Aber wie soll ich denn nun sprechen? In meinem Schwarzwälder Dialekt? Dann laufe ich einerseits Gefahr, nicht verstanden zu werden, andererseits fühle ich mich im außerfamiliären Kontext nicht wirklich wohl, wenn ich breites Sandärgemerisch schwätze. Außerdem möchte ich nie in die Verlegenheit geraten, Wienerle am Würstelstand zu ordern (zum Glück bin ich Vegetarierin). Oder ich spreche doch so wie die „deutschländischen“ Nachrichtensprecher, mit dem Risiko, als arrogant zu gelten. Eine andere Möglichkeit wäre natürlich, das Wienerische (abgesehen von den Wörtern, die eh schon in meinen Wortschatz gewandert sind) möglichst genau auch hinsichtlich der Aussprache zu imitieren. Also nochmal auf YouTube ein paar alte Folgen Herzblatt mit Rainhard Fendrich anschauen und dann kann ich mich vorstellen: „Grüß Gott, ich häiße Monja, bin oas’m Schwarzwald und jetz scheiß di ned oan, gemma ins Beisl… oida“. Allerspätestens beim richtig schön falsch artikulierten Meidlinger l kriegt jeder Wiener und jede Wienerin das große Kotzen und ich kann es nicht einmal verübeln. Oder er oder sie denkt, ich mache mich lustig. Ich lasse das lieber.

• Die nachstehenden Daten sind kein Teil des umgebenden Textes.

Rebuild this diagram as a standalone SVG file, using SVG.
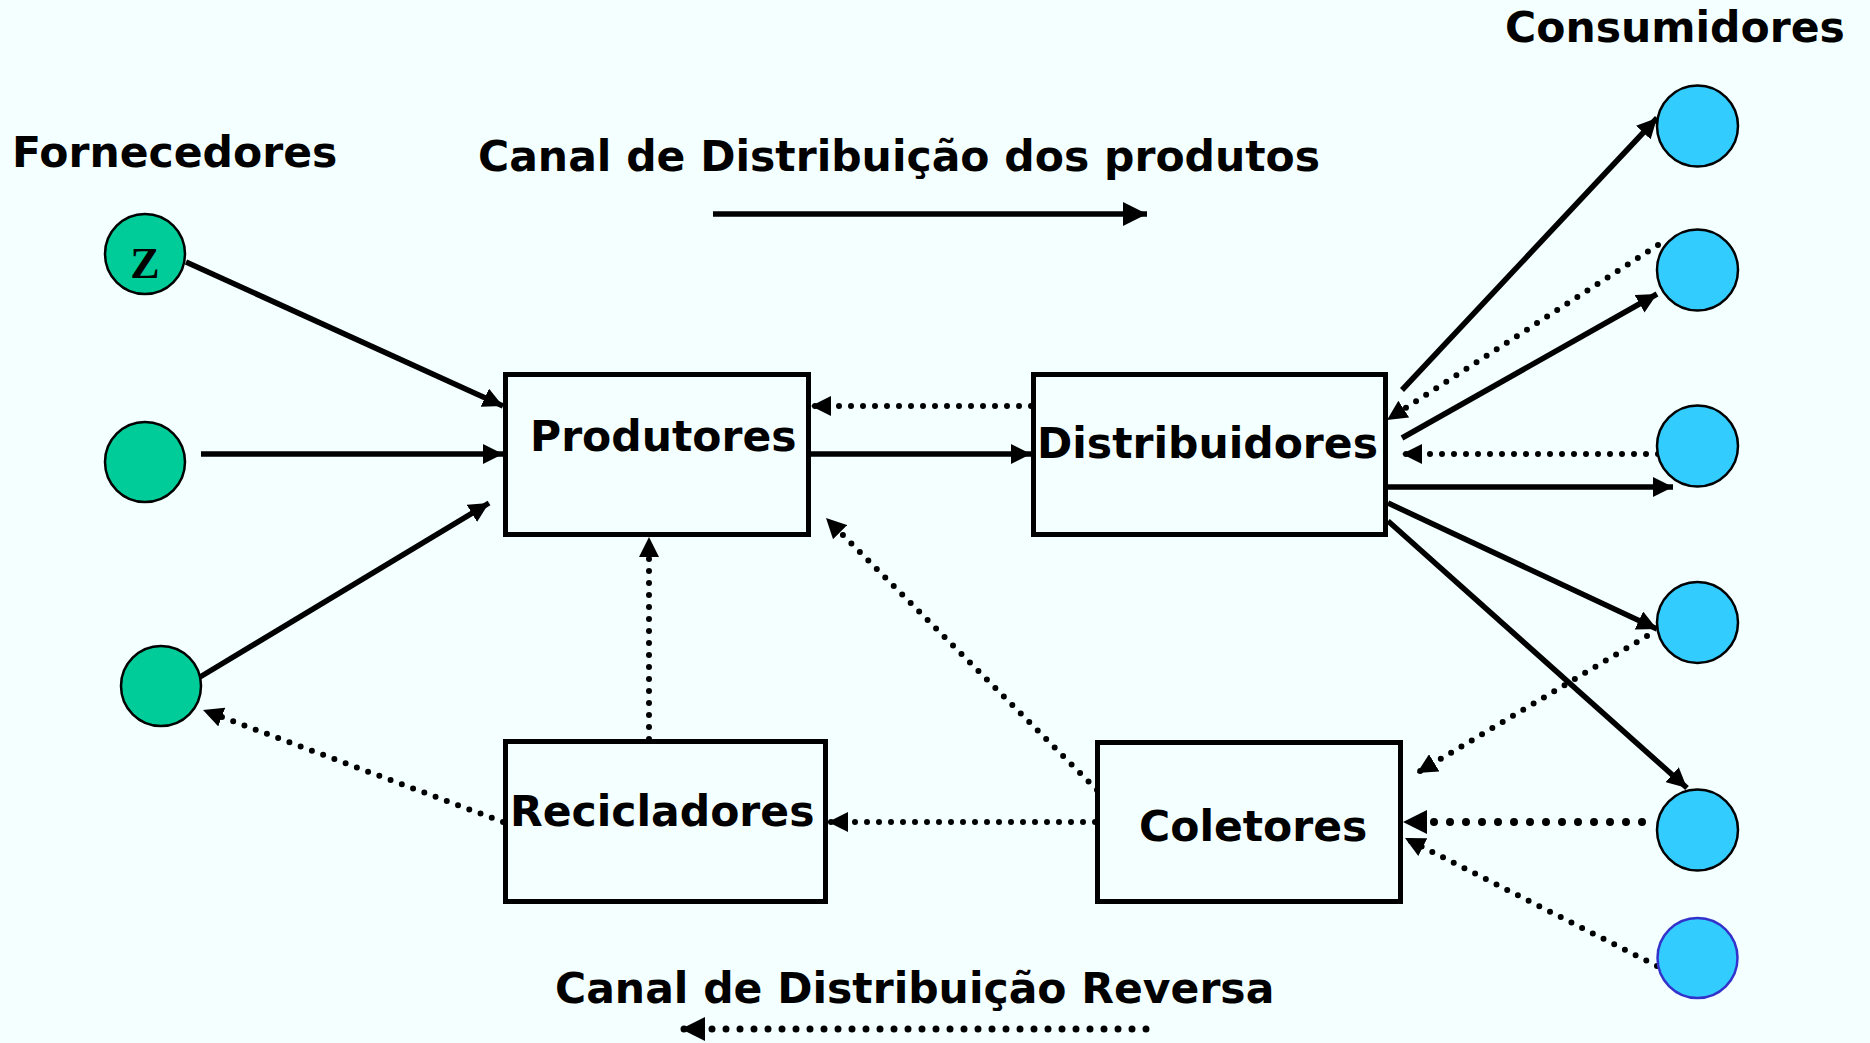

Ich befürchte, die richtige Lösung ist nicht so leicht zu finden. Das liegt womöglich daran, dass die verschiedenen Varietäten des Deutschen, wie vermutlich auch in anderen Sprachräumen, sehr wertbesetzt ist. Auch die Ignoranz einiger Deutschsprecher ist daran nicht unschuldig. So glauben doch einige (vor allem deutsche Staatsbürger), dass das einzig wahre, das richtige Standarddeutsch das ist, was in der Bundesrepublik zum Beispiel in Hannover gesprochen wird. „Das Österreichische“ und „das Schweizerdeutsche“ sind ihrer Meinung nach Dialekte wie Schwäbisch, Sächsisch und Hessisch und werden eher in den niederen sozialen Schichten und in eher ungebildeten Kreisen gesprochen. Diese Ansicht ist genauso überholt und kurzsichtig gedacht wie die, dass es ein Standarddeutsch gibt. Deutsch ist eine plurizentrische Sprache. Das bedeutet, dass es eben nicht nur eine, sondern mindestens drei Standardvarietäten gibt: deutsches, österreichisches und schweizer Standarddeutsch. Auch wenn die bundesdeutsche Varietät rein zahlenmäßig dominiert, sind alle drei Standardvarietäten als gleichwertig zu betrachten uns sind per definitionem standardsprachlich. Daneben gibt es natürlich auch zahlreiche Dialekte, die aber keineswegs an eine soziale Schicht gebunden sind, und vielmehr situativ angepasst verwendet werden. Aus diesem Grund ist auch die Frage meiner österreichischen Kommilitonin, ob ich mit meinem „guten“ Deutsch wohl aus Deutschland komme, total absurd.
Meine Zweifel, welchen Dialekt ich im Alltag sprechen soll, bestehen weiterhin. Ungern möchte ich auf „leckere“ Speisen verzichten. Ich mag das Wort lecker einfach. Außerdem finde ich den Gedanken schön, seinen Sprachgebrauch aus verschiedenen Varietäten zu bereichern. Denn weder in meinem Heimatdialekt noch im „deutschländischen“ Hochdeutsch gibt es so ein wunderbares Wort wie zach. Und auch der Fleischhauer ist doch ein sehr viel wohlklingenderer und bildhafterer Ausdruck als Metzger. Gerade erst gestern wurde mir die großartige Drohung „du rüttelst am Watschenbaum“ beigebracht, die ich in meinem zukünftigen Sprachgebrauch nicht missen will. Also bleibe ich doch bei dem, wobei ich am Wohlsten fühle: ein leicht sandärgemerisch eingefärbtes „Deuschlandstandarddeutsch". Und liebe Wiener, bitte nehmt es mir nicht übel, wenn ich eure leiwanden Begriffe übernehme und falsch ausspreche. Ich mache das nicht mit Absicht, oida!